P: "On Christmas Day in 1921, I had a telephone call from Mrs. Carolyn Votaw, the President's sister, who was at the White House: 'Come on over,' she said, 'Wernie wants to talk to you.' She always called the Pres ident 'Wernie.' I went over and found the President sitting all alone in his office and evidently very depressed. He said, 'Merry Christmas,' reached into a right-hand drawer of his desk, pulled out a plug of Piper Heidsieck and took a chew. He got up and looked out on the White House garden and said: 'Help yourself to a cigaret.'
"I took a cigaret, lit it, and went over and stood beside him. He said: 'This is a hell of a Christmas.' I asked him what was the matter and he replied: 'Everything is the matter.' I gathered from his mutterings that things were not all right with him in his domestic life. In this same conversation the President told me that there were things going on in the public business that he didn't approve but that he was helpless to stop them.
"Later that day I met old Sawyer, who was there every morning to feel the President's pulse and advise a new brand of pills. Sawyer laughed and said: 'God, they had a hell of a row this morning.' He meant the President and his wife.

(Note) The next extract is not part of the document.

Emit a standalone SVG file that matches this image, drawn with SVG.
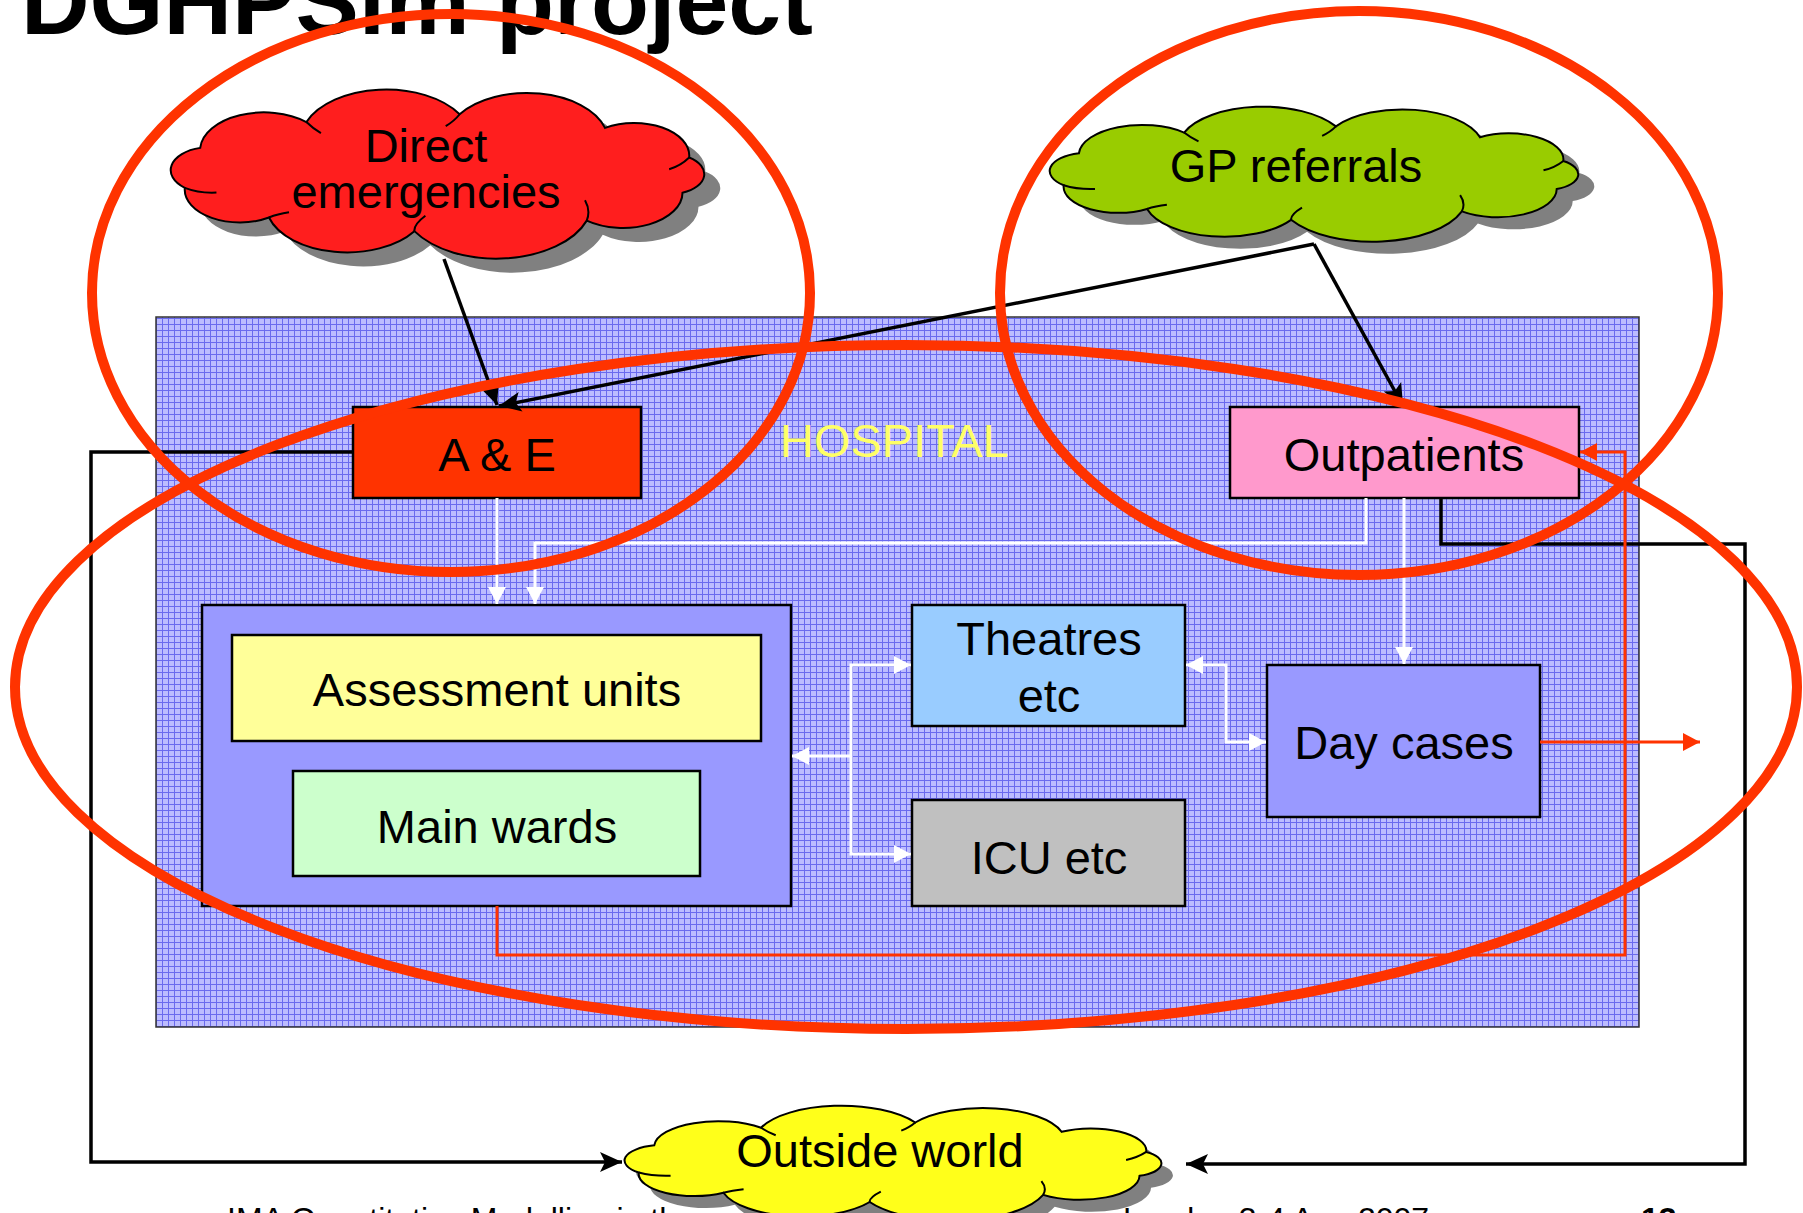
<svg xmlns="http://www.w3.org/2000/svg" width="1803" height="1213" viewBox="0 0 1803 1213">
<style>
.t{font-family:"Liberation Sans",Arial,sans-serif;font-size:47px;fill:#000;text-anchor:middle}
.box{stroke:#000;stroke-width:2.5}
.blk{fill:none;stroke:#000;stroke-width:3.5}
.wht{fill:none;stroke:#fff;stroke-width:3}
.red{fill:none;stroke:#FF3300;stroke-width:3}
.ring{fill:none;stroke:#FF3300;stroke-width:10}
.foot{font-family:"Liberation Sans",Arial,sans-serif;font-size:32px;fill:#000}
.crease{fill:none;stroke:#000;stroke-width:2}
</style>
<defs>
<pattern id="grid" width="6" height="6" patternUnits="userSpaceOnUse">
<rect width="6" height="6" fill="#BCBCFF"/>
<path d="M0 0.5H6M0.5 0V6" stroke="#6A6AEE" stroke-width="1"/>
</pattern>
<path id="cloud" vector-effect="non-scaling-stroke" d="M13.1,58.8 A13.3,13.3 0 0 1 18.4,35.6 A22,22 0 0 1 55,20.6 A29.5,29.5 0 0 1 107.8,16.1 A28,28 0 0 1 157.9,24 A19,19 0 0 1 186.9,41.2 A11.5,11.5 0 0 1 184.6,61.6 A20.5,20.5 0 0 1 151.6,77.8 A33,33 0 0 1 92.2,83.9 A28,28 0 0 1 42.1,76 A19,19 0 0 1 13.1,58.8 Z"/>
<path id="creases" vector-effect="non-scaling-stroke" d="M13.1,58.8 Q18,62 24,61.5 M55,20.6 Q57,24 60,27 M107.8,16.1 Q106,20 103,23 M186.9,41.2 Q184,46 180,48 M151.6,77.8 Q153,72 151,66 M92.2,83.9 Q92,80 96,75 M42.1,76 Q45,74 49,73"/>
<marker id="ab" markerUnits="userSpaceOnUse" markerWidth="24" markerHeight="20" refX="22" refY="10" orient="auto" overflow="visible">
<path d="M0,0 L22,10 L0,20 L5,10 z" fill="#000"/>
</marker>
<marker id="aw" markerUnits="userSpaceOnUse" markerWidth="18" markerHeight="18" refX="17" refY="9" orient="auto-start-reverse" overflow="visible">
<path d="M0,0 L17,9 L0,18 z" fill="#fff"/>
</marker>
<marker id="ar" markerUnits="userSpaceOnUse" markerWidth="18" markerHeight="18" refX="17" refY="9" orient="auto" overflow="visible">
<path d="M0,0 L17,9 L0,18 z" fill="#FF3300"/>
</marker>
</defs>
<rect width="1803" height="1213" fill="#fff"/>

<text x="21" y="34" font-family="Liberation Sans,Arial,sans-serif" font-size="95" font-weight="bold" fill="#000">DGHPSim project</text>

<g id="hospital">
<rect x="156" y="317" width="1483" height="710" fill="url(#grid)" stroke="#333" stroke-width="1.5"/>
<text x="780" y="457" font-family="Liberation Sans,Arial,sans-serif" font-size="47" fill="#FFFF66">HOSPITAL</text>
</g>

<g id="direct-emergencies">
<use href="#cloud" transform="translate(162.8,100.5) scale(2.902,1.724)" fill="#808080"/>
<use href="#cloud" transform="translate(146.8,86.5) scale(2.902,1.724)" fill="#FF1E1E" stroke="#000" stroke-width="2"/>
<use href="#creases" class="crease" transform="translate(146.8,86.5) scale(2.902,1.724)"/>
<text class="t" x="426" y="162">Direct</text>
<text class="t" x="426" y="208">emergencies</text>
</g>

<g id="gp-referrals">
<use href="#cloud" transform="translate(1042,116.2) scale(2.875,1.378)" fill="#808080"/>
<use href="#cloud" transform="translate(1026,104.2) scale(2.875,1.378)" fill="#99CC00" stroke="#000" stroke-width="2"/>
<use href="#creases" class="crease" transform="translate(1026,104.2) scale(2.875,1.378)"/>
<text class="t" x="1296" y="182">GP referrals</text>
</g>

<g id="a-and-e">
<rect class="box" x="353" y="407" width="288" height="91" fill="#FF3300"/>
<text class="t" x="497" y="471">A &amp; E</text>
</g>

<g id="outpatients">
<rect class="box" x="1230" y="407" width="349" height="91" fill="#FF99CC"/>
<text class="t" x="1404" y="471">Outpatients</text>
</g>

<g id="wards-container">
<rect class="box" x="202" y="605" width="589" height="301" fill="#9999FF"/>
</g>
<g id="assessment-units">
<rect class="box" x="232" y="635" width="529" height="106" fill="#FFFF99"/>
<text class="t" x="497" y="706">Assessment units</text>
</g>
<g id="main-wards">
<rect class="box" x="293" y="771" width="407" height="105" fill="#CCFFCC"/>
<text class="t" x="497" y="843">Main wards</text>
</g>
<g id="theatres">
<rect class="box" x="912" y="605" width="273" height="121" fill="#99CCFF"/>
<text class="t" x="1049" y="655">Theatres</text>
<text class="t" x="1049" y="712">etc</text>
</g>
<g id="icu">
<rect class="box" x="912" y="800" width="273" height="106" fill="#C0C0C0"/>
<text class="t" x="1049" y="874">ICU etc</text>
</g>
<g id="day-cases">
<rect class="box" x="1267" y="665" width="273" height="152" fill="#9999FF"/>
<text class="t" x="1404" y="759">Day cases</text>
</g>

<text class="foot" x="227" y="1230">IMA Quantitative Modelling in the</text>
<text class="foot" x="1123" y="1230">London 3-4 Aug 2007</text>
<text class="foot" x="1641" y="1230" font-weight="bold">13</text>

<g id="outside-world">
<use href="#cloud" transform="translate(612,1115.6) scale(2.92,1.173)" fill="#808080"/>
<use href="#cloud" transform="translate(600.5,1103.6) scale(2.92,1.173)" fill="#FFFF1A" stroke="#000" stroke-width="2"/>
<use href="#creases" class="crease" transform="translate(600.5,1103.6) scale(2.92,1.173)"/>
<text class="t" x="880" y="1167">Outside world</text>
</g>

<g id="connectors">
<path class="blk" d="M444,259 L497,405" stroke-width="3" marker-end="url(#ab)"/>
<path class="blk" d="M1314,244 L499,406" stroke-width="4" marker-end="url(#ab)"/>
<path class="blk" d="M1314,244 L1403,406" stroke-width="3" marker-end="url(#ab)"/>
<path class="blk" d="M353,452 H91 V1162 H622" marker-end="url(#ab)"/>
<path class="blk" d="M1441,498 V544 H1745 V1164 H1186" marker-end="url(#ab)"/>
<path class="wht" d="M497,498 V604" marker-end="url(#aw)"/>
<path class="wht" d="M1366,498 V543 H535 V604" marker-end="url(#aw)"/>
<path class="wht" d="M1404,498 V664" stroke-width="2" marker-end="url(#aw)"/>
<path class="wht" d="M851,756 H792" marker-end="url(#aw)"/>
<path class="wht" d="M911,665 H851 V854 H911" marker-start="url(#aw)" marker-end="url(#aw)"/>
<path class="wht" d="M1186,665 H1226 V742 H1266" marker-start="url(#aw)" marker-end="url(#aw)"/>
<path class="red" d="M497,906 V955 H1625 V452 H1580" marker-end="url(#ar)"/>
<path class="red" d="M1540,742 H1700" marker-end="url(#ar)"/>
</g>

<g id="highlight-rings">
<ellipse class="ring" cx="451" cy="293" rx="359" ry="279"/>
<ellipse class="ring" cx="1359" cy="293" rx="359" ry="282"/>
<ellipse class="ring" cx="906" cy="687" rx="891" ry="342"/>
</g>
</svg>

"One night I went out with the President to the rear lawn of the White House, and he cried. . . . "Let's take a walk,' he said, and we walked down to about the centre of the grounds and sat on a bench, and he told me how unhappy he was and how empty his life had been. . . ."
*In Hawaii, when Col. Forbes was Commissioner of Public Works there and Senator-elect Harding was touring.
*The Veterans' Bureau (war risk insurance).